Aim of the exercise:
Exactly as written, quote every line that follows, skipping the images.
--
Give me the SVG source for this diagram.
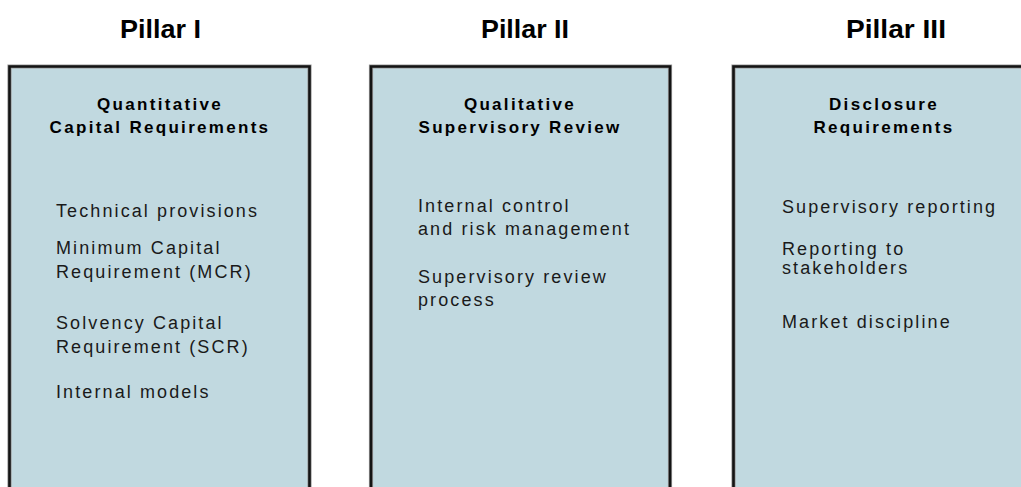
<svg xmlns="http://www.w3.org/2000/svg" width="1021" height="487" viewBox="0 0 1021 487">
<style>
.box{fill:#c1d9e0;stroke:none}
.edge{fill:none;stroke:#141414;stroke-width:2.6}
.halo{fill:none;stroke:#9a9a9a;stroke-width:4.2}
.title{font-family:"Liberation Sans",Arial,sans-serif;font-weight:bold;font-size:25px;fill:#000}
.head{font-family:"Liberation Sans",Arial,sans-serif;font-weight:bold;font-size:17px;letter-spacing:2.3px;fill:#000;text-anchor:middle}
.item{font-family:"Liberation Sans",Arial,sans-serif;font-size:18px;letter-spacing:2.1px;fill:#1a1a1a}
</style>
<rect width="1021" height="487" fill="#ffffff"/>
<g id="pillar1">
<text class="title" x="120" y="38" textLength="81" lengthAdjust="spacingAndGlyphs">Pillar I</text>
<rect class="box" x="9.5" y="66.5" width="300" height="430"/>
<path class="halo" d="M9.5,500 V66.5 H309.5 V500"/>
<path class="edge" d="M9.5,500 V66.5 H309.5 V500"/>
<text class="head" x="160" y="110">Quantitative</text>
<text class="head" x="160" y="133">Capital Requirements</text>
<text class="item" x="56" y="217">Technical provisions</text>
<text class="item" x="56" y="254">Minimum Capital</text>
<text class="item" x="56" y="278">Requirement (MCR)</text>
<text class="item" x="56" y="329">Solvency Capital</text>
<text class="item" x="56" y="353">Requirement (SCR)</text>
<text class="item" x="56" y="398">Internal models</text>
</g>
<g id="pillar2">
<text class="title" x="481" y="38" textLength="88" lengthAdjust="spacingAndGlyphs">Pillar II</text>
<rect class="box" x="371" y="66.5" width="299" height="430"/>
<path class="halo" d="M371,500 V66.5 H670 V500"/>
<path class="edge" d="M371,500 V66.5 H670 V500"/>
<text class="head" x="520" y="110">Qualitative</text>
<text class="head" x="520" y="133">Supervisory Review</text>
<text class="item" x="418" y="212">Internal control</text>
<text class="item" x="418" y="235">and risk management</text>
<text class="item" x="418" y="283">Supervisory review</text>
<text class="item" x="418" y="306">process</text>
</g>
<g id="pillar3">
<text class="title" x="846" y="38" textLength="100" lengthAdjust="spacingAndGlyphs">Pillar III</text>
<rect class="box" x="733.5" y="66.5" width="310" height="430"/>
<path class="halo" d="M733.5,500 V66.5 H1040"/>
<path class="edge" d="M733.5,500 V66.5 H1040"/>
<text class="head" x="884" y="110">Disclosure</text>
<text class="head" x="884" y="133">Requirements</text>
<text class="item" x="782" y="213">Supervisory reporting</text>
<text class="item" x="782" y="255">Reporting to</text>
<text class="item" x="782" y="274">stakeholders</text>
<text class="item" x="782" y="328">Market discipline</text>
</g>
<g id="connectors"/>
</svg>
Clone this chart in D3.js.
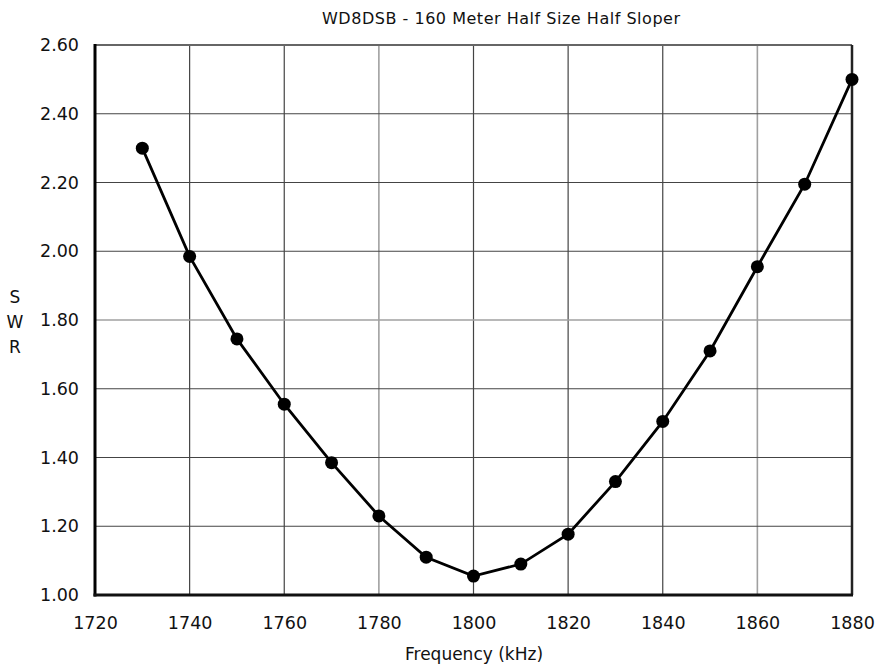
--
Correct answer:
Give me the SVG source for this diagram.
<svg xmlns="http://www.w3.org/2000/svg" width="1021" height="487" viewBox="0 0 1021 487">
<style>
.box{fill:#c1d9e0;stroke:none}
.edge{fill:none;stroke:#141414;stroke-width:2.6}
.halo{fill:none;stroke:#9a9a9a;stroke-width:4.2}
.title{font-family:"Liberation Sans",Arial,sans-serif;font-weight:bold;font-size:25px;fill:#000}
.head{font-family:"Liberation Sans",Arial,sans-serif;font-weight:bold;font-size:17px;letter-spacing:2.3px;fill:#000;text-anchor:middle}
.item{font-family:"Liberation Sans",Arial,sans-serif;font-size:18px;letter-spacing:2.1px;fill:#1a1a1a}
</style>
<rect width="1021" height="487" fill="#ffffff"/>
<g id="pillar1">
<text class="title" x="120" y="38" textLength="81" lengthAdjust="spacingAndGlyphs">Pillar I</text>
<rect class="box" x="9.5" y="66.5" width="300" height="430"/>
<path class="halo" d="M9.5,500 V66.5 H309.5 V500"/>
<path class="edge" d="M9.5,500 V66.5 H309.5 V500"/>
<text class="head" x="160" y="110">Quantitative</text>
<text class="head" x="160" y="133">Capital Requirements</text>
<text class="item" x="56" y="217">Technical provisions</text>
<text class="item" x="56" y="254">Minimum Capital</text>
<text class="item" x="56" y="278">Requirement (MCR)</text>
<text class="item" x="56" y="329">Solvency Capital</text>
<text class="item" x="56" y="353">Requirement (SCR)</text>
<text class="item" x="56" y="398">Internal models</text>
</g>
<g id="pillar2">
<text class="title" x="481" y="38" textLength="88" lengthAdjust="spacingAndGlyphs">Pillar II</text>
<rect class="box" x="371" y="66.5" width="299" height="430"/>
<path class="halo" d="M371,500 V66.5 H670 V500"/>
<path class="edge" d="M371,500 V66.5 H670 V500"/>
<text class="head" x="520" y="110">Qualitative</text>
<text class="head" x="520" y="133">Supervisory Review</text>
<text class="item" x="418" y="212">Internal control</text>
<text class="item" x="418" y="235">and risk management</text>
<text class="item" x="418" y="283">Supervisory review</text>
<text class="item" x="418" y="306">process</text>
</g>
<g id="pillar3">
<text class="title" x="846" y="38" textLength="100" lengthAdjust="spacingAndGlyphs">Pillar III</text>
<rect class="box" x="733.5" y="66.5" width="310" height="430"/>
<path class="halo" d="M733.5,500 V66.5 H1040"/>
<path class="edge" d="M733.5,500 V66.5 H1040"/>
<text class="head" x="884" y="110">Disclosure</text>
<text class="head" x="884" y="133">Requirements</text>
<text class="item" x="782" y="213">Supervisory reporting</text>
<text class="item" x="782" y="255">Reporting to</text>
<text class="item" x="782" y="274">stakeholders</text>
<text class="item" x="782" y="328">Market discipline</text>
</g>
<g id="connectors"/>
</svg>
Clone this chart in D3.js.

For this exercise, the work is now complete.